Give the listing again character for character, but drop the images.

** Start COLLECTED DATA **

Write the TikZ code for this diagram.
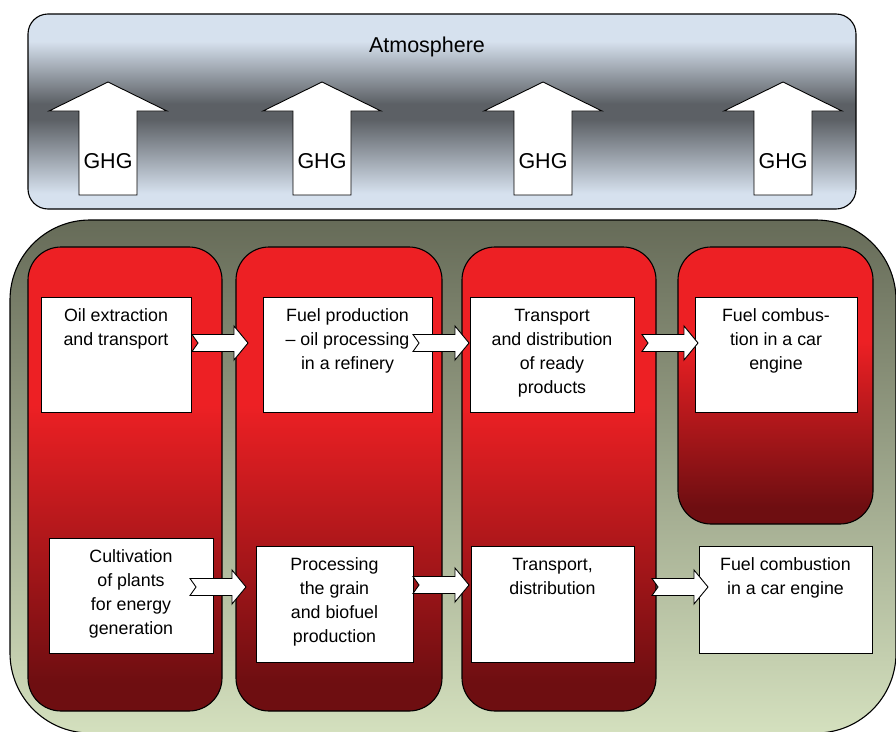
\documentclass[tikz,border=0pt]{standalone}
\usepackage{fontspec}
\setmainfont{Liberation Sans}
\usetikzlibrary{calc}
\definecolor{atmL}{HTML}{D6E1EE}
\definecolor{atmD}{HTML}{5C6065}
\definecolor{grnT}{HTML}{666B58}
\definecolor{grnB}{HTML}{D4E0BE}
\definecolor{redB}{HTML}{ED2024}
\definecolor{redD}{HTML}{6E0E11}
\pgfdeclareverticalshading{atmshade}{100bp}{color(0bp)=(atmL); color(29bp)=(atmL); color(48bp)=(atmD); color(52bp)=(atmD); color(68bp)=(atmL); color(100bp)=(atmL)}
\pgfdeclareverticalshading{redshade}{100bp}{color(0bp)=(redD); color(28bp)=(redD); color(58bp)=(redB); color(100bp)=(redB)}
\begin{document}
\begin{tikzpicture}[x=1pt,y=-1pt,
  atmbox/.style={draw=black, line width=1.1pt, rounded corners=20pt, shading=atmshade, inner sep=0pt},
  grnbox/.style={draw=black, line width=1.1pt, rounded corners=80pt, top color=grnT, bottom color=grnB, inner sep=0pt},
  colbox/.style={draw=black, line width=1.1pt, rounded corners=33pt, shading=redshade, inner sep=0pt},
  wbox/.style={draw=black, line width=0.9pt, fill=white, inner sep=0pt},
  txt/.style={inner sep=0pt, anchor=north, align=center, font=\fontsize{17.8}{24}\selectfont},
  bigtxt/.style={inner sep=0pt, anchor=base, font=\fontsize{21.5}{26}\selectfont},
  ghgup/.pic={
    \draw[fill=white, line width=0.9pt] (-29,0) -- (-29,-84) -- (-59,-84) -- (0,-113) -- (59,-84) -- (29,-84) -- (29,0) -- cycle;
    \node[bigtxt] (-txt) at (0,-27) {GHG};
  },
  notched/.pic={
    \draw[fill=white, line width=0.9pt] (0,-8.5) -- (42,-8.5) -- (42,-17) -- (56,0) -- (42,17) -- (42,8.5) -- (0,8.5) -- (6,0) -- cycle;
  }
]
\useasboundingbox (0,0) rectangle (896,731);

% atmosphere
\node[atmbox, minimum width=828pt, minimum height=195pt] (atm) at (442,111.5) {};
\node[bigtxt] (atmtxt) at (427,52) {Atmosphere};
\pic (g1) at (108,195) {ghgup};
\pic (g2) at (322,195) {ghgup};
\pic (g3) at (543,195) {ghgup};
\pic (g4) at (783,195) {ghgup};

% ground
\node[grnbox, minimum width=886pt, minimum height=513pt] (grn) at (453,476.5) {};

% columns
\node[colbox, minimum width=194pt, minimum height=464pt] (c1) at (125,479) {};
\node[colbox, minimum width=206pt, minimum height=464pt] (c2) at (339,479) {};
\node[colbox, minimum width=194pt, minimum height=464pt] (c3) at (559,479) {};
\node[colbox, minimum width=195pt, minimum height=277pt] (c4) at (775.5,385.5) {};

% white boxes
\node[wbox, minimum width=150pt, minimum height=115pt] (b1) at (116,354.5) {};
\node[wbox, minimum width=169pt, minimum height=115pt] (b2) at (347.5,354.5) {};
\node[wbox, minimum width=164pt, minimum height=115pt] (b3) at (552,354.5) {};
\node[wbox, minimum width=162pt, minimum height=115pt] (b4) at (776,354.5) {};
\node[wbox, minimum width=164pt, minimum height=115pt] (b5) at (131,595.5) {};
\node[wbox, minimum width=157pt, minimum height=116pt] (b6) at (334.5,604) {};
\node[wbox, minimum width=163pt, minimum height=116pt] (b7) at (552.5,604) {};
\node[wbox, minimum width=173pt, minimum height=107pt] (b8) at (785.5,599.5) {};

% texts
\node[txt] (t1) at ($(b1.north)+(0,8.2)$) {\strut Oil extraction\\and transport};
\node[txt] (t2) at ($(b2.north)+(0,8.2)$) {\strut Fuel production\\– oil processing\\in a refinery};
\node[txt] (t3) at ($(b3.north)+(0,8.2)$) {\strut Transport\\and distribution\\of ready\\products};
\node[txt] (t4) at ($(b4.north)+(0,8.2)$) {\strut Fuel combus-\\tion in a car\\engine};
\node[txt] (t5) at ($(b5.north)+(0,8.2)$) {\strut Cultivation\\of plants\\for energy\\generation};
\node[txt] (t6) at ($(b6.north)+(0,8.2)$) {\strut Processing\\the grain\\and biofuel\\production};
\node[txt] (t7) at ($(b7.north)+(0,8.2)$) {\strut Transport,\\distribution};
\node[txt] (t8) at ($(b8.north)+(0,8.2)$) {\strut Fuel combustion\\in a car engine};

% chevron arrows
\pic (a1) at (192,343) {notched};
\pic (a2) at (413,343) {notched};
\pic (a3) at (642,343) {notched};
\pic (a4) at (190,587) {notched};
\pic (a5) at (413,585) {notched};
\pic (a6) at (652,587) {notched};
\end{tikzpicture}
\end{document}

** End COLLECTED DATA **

▶ [RESPONSE BELOW]
Write the TikZ code for this diagram.
\documentclass[tikz,border=0pt]{standalone}
\usepackage{fontspec}
\setmainfont{Liberation Sans}
\usetikzlibrary{calc}
\definecolor{atmL}{HTML}{D6E1EE}
\definecolor{atmD}{HTML}{5C6065}
\definecolor{grnT}{HTML}{666B58}
\definecolor{grnB}{HTML}{D4E0BE}
\definecolor{redB}{HTML}{ED2024}
\definecolor{redD}{HTML}{6E0E11}
\pgfdeclareverticalshading{atmshade}{100bp}{color(0bp)=(atmL); color(29bp)=(atmL); color(48bp)=(atmD); color(52bp)=(atmD); color(68bp)=(atmL); color(100bp)=(atmL)}
\pgfdeclareverticalshading{redshade}{100bp}{color(0bp)=(redD); color(28bp)=(redD); color(58bp)=(redB); color(100bp)=(redB)}
\begin{document}
\begin{tikzpicture}[x=1pt,y=-1pt,
  atmbox/.style={draw=black, line width=1.1pt, rounded corners=20pt, shading=atmshade, inner sep=0pt},
  grnbox/.style={draw=black, line width=1.1pt, rounded corners=80pt, top color=grnT, bottom color=grnB, inner sep=0pt},
  colbox/.style={draw=black, line width=1.1pt, rounded corners=33pt, shading=redshade, inner sep=0pt},
  wbox/.style={draw=black, line width=0.9pt, fill=white, inner sep=0pt},
  txt/.style={inner sep=0pt, anchor=north, align=center, font=\fontsize{17.8}{24}\selectfont},
  bigtxt/.style={inner sep=0pt, anchor=base, font=\fontsize{21.5}{26}\selectfont},
  ghgup/.pic={
    \draw[fill=white, line width=0.9pt] (-29,0) -- (-29,-84) -- (-59,-84) -- (0,-113) -- (59,-84) -- (29,-84) -- (29,0) -- cycle;
    \node[bigtxt] (-txt) at (0,-27) {GHG};
  },
  notched/.pic={
    \draw[fill=white, line width=0.9pt] (0,-8.5) -- (42,-8.5) -- (42,-17) -- (56,0) -- (42,17) -- (42,8.5) -- (0,8.5) -- (6,0) -- cycle;
  }
]
\useasboundingbox (0,0) rectangle (896,731);

% atmosphere
\node[atmbox, minimum width=828pt, minimum height=195pt] (atm) at (442,111.5) {};
\node[bigtxt] (atmtxt) at (427,52) {Atmosphere};
\pic (g1) at (108,195) {ghgup};
\pic (g2) at (322,195) {ghgup};
\pic (g3) at (543,195) {ghgup};
\pic (g4) at (783,195) {ghgup};

% ground
\node[grnbox, minimum width=886pt, minimum height=513pt] (grn) at (453,476.5) {};

% columns
\node[colbox, minimum width=194pt, minimum height=464pt] (c1) at (125,479) {};
\node[colbox, minimum width=206pt, minimum height=464pt] (c2) at (339,479) {};
\node[colbox, minimum width=194pt, minimum height=464pt] (c3) at (559,479) {};
\node[colbox, minimum width=195pt, minimum height=277pt] (c4) at (775.5,385.5) {};

% white boxes
\node[wbox, minimum width=150pt, minimum height=115pt] (b1) at (116,354.5) {};
\node[wbox, minimum width=169pt, minimum height=115pt] (b2) at (347.5,354.5) {};
\node[wbox, minimum width=164pt, minimum height=115pt] (b3) at (552,354.5) {};
\node[wbox, minimum width=162pt, minimum height=115pt] (b4) at (776,354.5) {};
\node[wbox, minimum width=164pt, minimum height=115pt] (b5) at (131,595.5) {};
\node[wbox, minimum width=157pt, minimum height=116pt] (b6) at (334.5,604) {};
\node[wbox, minimum width=163pt, minimum height=116pt] (b7) at (552.5,604) {};
\node[wbox, minimum width=173pt, minimum height=107pt] (b8) at (785.5,599.5) {};

% texts
\node[txt] (t1) at ($(b1.north)+(0,8.2)$) {\strut Oil extraction\\and transport};
\node[txt] (t2) at ($(b2.north)+(0,8.2)$) {\strut Fuel production\\– oil processing\\in a refinery};
\node[txt] (t3) at ($(b3.north)+(0,8.2)$) {\strut Transport\\and distribution\\of ready\\products};
\node[txt] (t4) at ($(b4.north)+(0,8.2)$) {\strut Fuel combus-\\tion in a car\\engine};
\node[txt] (t5) at ($(b5.north)+(0,8.2)$) {\strut Cultivation\\of plants\\for energy\\generation};
\node[txt] (t6) at ($(b6.north)+(0,8.2)$) {\strut Processing\\the grain\\and biofuel\\production};
\node[txt] (t7) at ($(b7.north)+(0,8.2)$) {\strut Transport,\\distribution};
\node[txt] (t8) at ($(b8.north)+(0,8.2)$) {\strut Fuel combustion\\in a car engine};

% chevron arrows
\pic (a1) at (192,343) {notched};
\pic (a2) at (413,343) {notched};
\pic (a3) at (642,343) {notched};
\pic (a4) at (190,587) {notched};
\pic (a5) at (413,585) {notched};
\pic (a6) at (652,587) {notched};
\end{tikzpicture}
\end{document}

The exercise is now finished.